WRITTEN TASK
Copy every line of the material below word for word.

STORED DATA
• • • • •
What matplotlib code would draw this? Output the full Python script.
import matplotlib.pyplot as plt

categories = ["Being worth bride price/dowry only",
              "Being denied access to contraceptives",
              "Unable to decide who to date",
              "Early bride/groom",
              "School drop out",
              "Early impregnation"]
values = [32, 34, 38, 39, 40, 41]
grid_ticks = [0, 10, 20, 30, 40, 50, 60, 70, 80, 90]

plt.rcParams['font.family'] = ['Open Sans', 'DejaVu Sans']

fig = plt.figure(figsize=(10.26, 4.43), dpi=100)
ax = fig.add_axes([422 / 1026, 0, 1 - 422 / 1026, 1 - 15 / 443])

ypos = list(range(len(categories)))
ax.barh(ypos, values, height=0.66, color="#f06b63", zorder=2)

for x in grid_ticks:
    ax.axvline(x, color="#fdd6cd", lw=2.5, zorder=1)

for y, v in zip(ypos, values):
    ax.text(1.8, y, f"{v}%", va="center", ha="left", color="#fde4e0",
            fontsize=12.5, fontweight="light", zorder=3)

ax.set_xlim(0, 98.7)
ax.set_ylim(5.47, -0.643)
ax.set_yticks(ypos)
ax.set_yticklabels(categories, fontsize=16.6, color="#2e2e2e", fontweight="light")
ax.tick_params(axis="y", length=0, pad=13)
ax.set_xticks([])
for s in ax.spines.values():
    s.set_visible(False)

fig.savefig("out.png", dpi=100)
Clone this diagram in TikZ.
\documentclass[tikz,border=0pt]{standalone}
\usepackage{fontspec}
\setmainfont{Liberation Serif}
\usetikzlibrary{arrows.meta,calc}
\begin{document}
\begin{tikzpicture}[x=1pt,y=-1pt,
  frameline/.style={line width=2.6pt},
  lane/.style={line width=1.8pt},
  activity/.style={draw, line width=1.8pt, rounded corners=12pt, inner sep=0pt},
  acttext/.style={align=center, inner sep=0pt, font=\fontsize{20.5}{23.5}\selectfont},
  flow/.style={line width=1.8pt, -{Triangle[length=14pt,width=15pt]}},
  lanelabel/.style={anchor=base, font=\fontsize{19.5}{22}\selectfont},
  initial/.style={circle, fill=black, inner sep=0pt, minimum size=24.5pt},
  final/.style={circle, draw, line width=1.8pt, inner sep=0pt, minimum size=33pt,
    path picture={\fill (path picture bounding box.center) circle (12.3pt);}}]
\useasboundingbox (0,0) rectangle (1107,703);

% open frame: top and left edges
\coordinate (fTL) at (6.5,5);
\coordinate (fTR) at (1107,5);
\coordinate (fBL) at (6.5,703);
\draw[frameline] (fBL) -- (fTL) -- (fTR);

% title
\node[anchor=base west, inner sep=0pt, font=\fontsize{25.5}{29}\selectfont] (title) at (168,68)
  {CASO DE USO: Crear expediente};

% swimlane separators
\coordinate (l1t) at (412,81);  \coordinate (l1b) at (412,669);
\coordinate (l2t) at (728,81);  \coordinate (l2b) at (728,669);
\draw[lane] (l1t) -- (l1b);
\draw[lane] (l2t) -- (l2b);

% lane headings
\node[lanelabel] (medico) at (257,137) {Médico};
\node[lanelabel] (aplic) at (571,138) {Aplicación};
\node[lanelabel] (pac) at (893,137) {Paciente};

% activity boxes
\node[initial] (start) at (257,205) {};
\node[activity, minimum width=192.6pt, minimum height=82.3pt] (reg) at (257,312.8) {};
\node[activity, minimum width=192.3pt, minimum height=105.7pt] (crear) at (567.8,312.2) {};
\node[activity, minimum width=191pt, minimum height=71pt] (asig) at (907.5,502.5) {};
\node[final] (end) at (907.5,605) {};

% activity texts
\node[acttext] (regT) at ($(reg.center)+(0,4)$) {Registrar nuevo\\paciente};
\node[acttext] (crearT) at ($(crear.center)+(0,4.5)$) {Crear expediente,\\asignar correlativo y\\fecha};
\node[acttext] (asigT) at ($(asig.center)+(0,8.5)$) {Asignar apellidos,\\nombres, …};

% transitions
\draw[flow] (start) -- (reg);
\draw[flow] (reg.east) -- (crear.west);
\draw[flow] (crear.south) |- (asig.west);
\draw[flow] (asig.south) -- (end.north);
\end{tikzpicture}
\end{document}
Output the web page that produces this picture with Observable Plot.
• • • • •
ANSWER TO THIS PROBLEM
What matplotlib code would draw this? Output the full Python script.
import matplotlib.pyplot as plt

categories = ["Being worth bride price/dowry only",
              "Being denied access to contraceptives",
              "Unable to decide who to date",
              "Early bride/groom",
              "School drop out",
              "Early impregnation"]
values = [32, 34, 38, 39, 40, 41]
grid_ticks = [0, 10, 20, 30, 40, 50, 60, 70, 80, 90]

plt.rcParams['font.family'] = ['Open Sans', 'DejaVu Sans']

fig = plt.figure(figsize=(10.26, 4.43), dpi=100)
ax = fig.add_axes([422 / 1026, 0, 1 - 422 / 1026, 1 - 15 / 443])

ypos = list(range(len(categories)))
ax.barh(ypos, values, height=0.66, color="#f06b63", zorder=2)

for x in grid_ticks:
    ax.axvline(x, color="#fdd6cd", lw=2.5, zorder=1)

for y, v in zip(ypos, values):
    ax.text(1.8, y, f"{v}%", va="center", ha="left", color="#fde4e0",
            fontsize=12.5, fontweight="light", zorder=3)

ax.set_xlim(0, 98.7)
ax.set_ylim(5.47, -0.643)
ax.set_yticks(ypos)
ax.set_yticklabels(categories, fontsize=16.6, color="#2e2e2e", fontweight="light")
ax.tick_params(axis="y", length=0, pad=13)
ax.set_xticks([])
for s in ax.spines.values():
    s.set_visible(False)

fig.savefig("out.png", dpi=100)
Clone this diagram in TikZ.
\documentclass[tikz,border=0pt]{standalone}
\usepackage{fontspec}
\setmainfont{Liberation Serif}
\usetikzlibrary{arrows.meta,calc}
\begin{document}
\begin{tikzpicture}[x=1pt,y=-1pt,
  frameline/.style={line width=2.6pt},
  lane/.style={line width=1.8pt},
  activity/.style={draw, line width=1.8pt, rounded corners=12pt, inner sep=0pt},
  acttext/.style={align=center, inner sep=0pt, font=\fontsize{20.5}{23.5}\selectfont},
  flow/.style={line width=1.8pt, -{Triangle[length=14pt,width=15pt]}},
  lanelabel/.style={anchor=base, font=\fontsize{19.5}{22}\selectfont},
  initial/.style={circle, fill=black, inner sep=0pt, minimum size=24.5pt},
  final/.style={circle, draw, line width=1.8pt, inner sep=0pt, minimum size=33pt,
    path picture={\fill (path picture bounding box.center) circle (12.3pt);}}]
\useasboundingbox (0,0) rectangle (1107,703);

% open frame: top and left edges
\coordinate (fTL) at (6.5,5);
\coordinate (fTR) at (1107,5);
\coordinate (fBL) at (6.5,703);
\draw[frameline] (fBL) -- (fTL) -- (fTR);

% title
\node[anchor=base west, inner sep=0pt, font=\fontsize{25.5}{29}\selectfont] (title) at (168,68)
  {CASO DE USO: Crear expediente};

% swimlane separators
\coordinate (l1t) at (412,81);  \coordinate (l1b) at (412,669);
\coordinate (l2t) at (728,81);  \coordinate (l2b) at (728,669);
\draw[lane] (l1t) -- (l1b);
\draw[lane] (l2t) -- (l2b);

% lane headings
\node[lanelabel] (medico) at (257,137) {Médico};
\node[lanelabel] (aplic) at (571,138) {Aplicación};
\node[lanelabel] (pac) at (893,137) {Paciente};

% activity boxes
\node[initial] (start) at (257,205) {};
\node[activity, minimum width=192.6pt, minimum height=82.3pt] (reg) at (257,312.8) {};
\node[activity, minimum width=192.3pt, minimum height=105.7pt] (crear) at (567.8,312.2) {};
\node[activity, minimum width=191pt, minimum height=71pt] (asig) at (907.5,502.5) {};
\node[final] (end) at (907.5,605) {};

% activity texts
\node[acttext] (regT) at ($(reg.center)+(0,4)$) {Registrar nuevo\\paciente};
\node[acttext] (crearT) at ($(crear.center)+(0,4.5)$) {Crear expediente,\\asignar correlativo y\\fecha};
\node[acttext] (asigT) at ($(asig.center)+(0,8.5)$) {Asignar apellidos,\\nombres, …};

% transitions
\draw[flow] (start) -- (reg);
\draw[flow] (reg.east) -- (crear.west);
\draw[flow] (crear.south) |- (asig.west);
\draw[flow] (asig.south) -- (end.north);
\end{tikzpicture}
\end{document}
Output the web page that produces this picture with Observable Plot.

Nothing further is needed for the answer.